Marooning a random set of people in an enclosed space and forcing them to confront themselves is a well-proven successful theatrical premise, as characters have back-stories to get out and emerge changed by the experience. Trapping his cast in the pressure cooker of an airport shut by the weather overnight, composer Jonathan Dove and librettist April De Angelis gently turn up the tension as an electrical storm rages. The RSAMD opera students in Glasgow gave Flight its Scottish Premiere in 2006, so it was fascinating to return to see what the Royal Conservatoire of Scotland cast and crew would make of this now firmly established modern classic, recently performed by Scottish Opera in 2018 in a run which was, oh the irony, plagued by closed airports and roads in its transfer to Edinburgh.

Jonathan Forbes Kennedy (Steward) and Charlotte Richardson (Stewardess)
© Robert McFadzean | RCS

Even the background to this show has its own story. Originally scheduled for 2020, RCS approached Dove asking him to apply his orchestral reduction skills to his own work for just the 19 players who could legally fit into the pit. A new score arrived within a month. Changing rules cancelled that performance, but happily this new version was able to be performed by 32 players with RCS inviting singers back who missed out on performing full live shows during their studies, with five roles double cast here for the short run.  

Composed in 1998, the opera was inspired by the true tale of protestor Mehran Karimi Nasseri who spent years in limbo, permitted to live in Charles de Gaulle Airport but legally prevented from leaving the building.
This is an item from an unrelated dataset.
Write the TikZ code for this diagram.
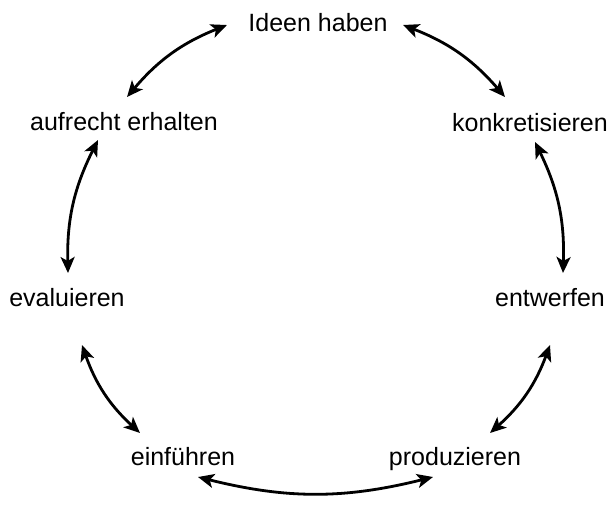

Dove’s Refugee is the central character stalking designer Tom Paris’ stunning, architecturally utilitarian airport set, its ugly concrete Y-shaped beams softened by some curved walls, basic lounge seating with an angular opaque back wall bending the perspective, all overseen by the Controller’s eerie, full of flashing old-school electronics. Lighting designer Rob Casey created exciting dramatic set pieces yet sensitively highlighted individuals and vignettes as the moods changed.

The appeal of Flight is the mix of every-day characters, juxtaposing comedy with the slow shift to a much darker place, immediately resonant as refugees currently pour across Europe. Dove’s energetic music is a heady brew of minimalism, bright rhythms and astonishingly sensitive lyrical moments which the orchestra under conductor Matthew Kofi Waldren tackled with committed verve. The reduced forces were only occasionally noticeable, but still produced the visceral walls of sound required at high dramatic points, the three percussion players (Dove refused to compromise here) adding to the physical energy. Bright celesta, silver-stringed harp and sharp woodwind pointed up and coloured the score, Waldren driving the tempos along briskly, never letting the energy dim for a moment in the pit.
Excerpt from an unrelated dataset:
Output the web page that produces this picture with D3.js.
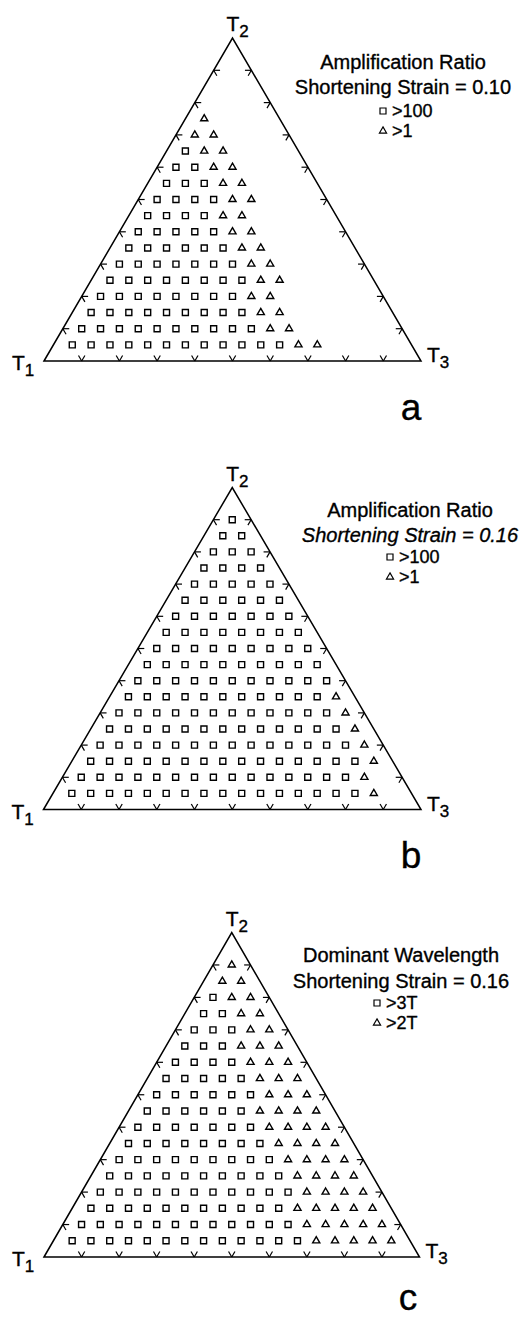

Rosalind Dobson (Controller)
© Robert McFadzean | RCS

Joining the Refugee, we meet Tina and Bill off on holiday looking to rejuvenate their marriage, the diplomat Minskman and his very pregnant wife heading out to a new posting in Belarus, an older woman stood up by her fiancée and a couple of amorous cabin crew with airport smiles looking for a quiet place to get cosy. High up in the control room, the controller enjoys the complete authority over the action a bit too much and an Immigration Officer pursues the Refugee. 

The singers were uniformly strong, each one a match for their technically difficult music, with Rosalind Dobson’s Controller perfectly sky high in her coloratura using glockenspiel chimes to precede her announcements. Claudia Haussmann and Cameron Mitchell were comically down-to-earth as the characterfully bickering couple Tina and Bill, Jonathan Forbes Kennedy and Charlotte Richardson playfully amorous as the Steward and Stewardess. Polish mezzo Wiktoria Wizner as the Older Woman had some of the wittiest lines and a lovely rich voice. Toki Hamano’s Minskman was a smooth comforting baritone for Lindsay Grace Johnson’s ripe mezzo, her Minskwoman declining to accompany her husband on the plane. Director James Bonas judged the mix of ‘wrong trousers’ high comedy with the real drama of the violence and childbirth scenes perfectly. 

Lindsay Grace Johnson (Minskwoman)
© Robert McFadzean | RCS

Matt Paine’s clear countertenor as the Refugee was a highlight, wheedling food from the travellers at first, dismissed by everyone as a nuisance. He produced pebbles of fortune and charmed the women who aggressively turned against him when they perceived a trick. His is the final and most terrible story as he awaits his brother, one which finally moves everyone to rally in his defence to Eoin Foran’s officious Immigration Officer.

With a raucous surging score to sing over and a busy libretto to get across, the singers worked hard but sometimes the words were hard to pick up. What stayed with me were the intense individual stories and the powerful ensemble pieces which thrillingly had us pinned to our seats. This special production is a credit to the three-year group of students on stage, off-stage and in the pit. On opening night, Dove's smile on taking his bow said it all.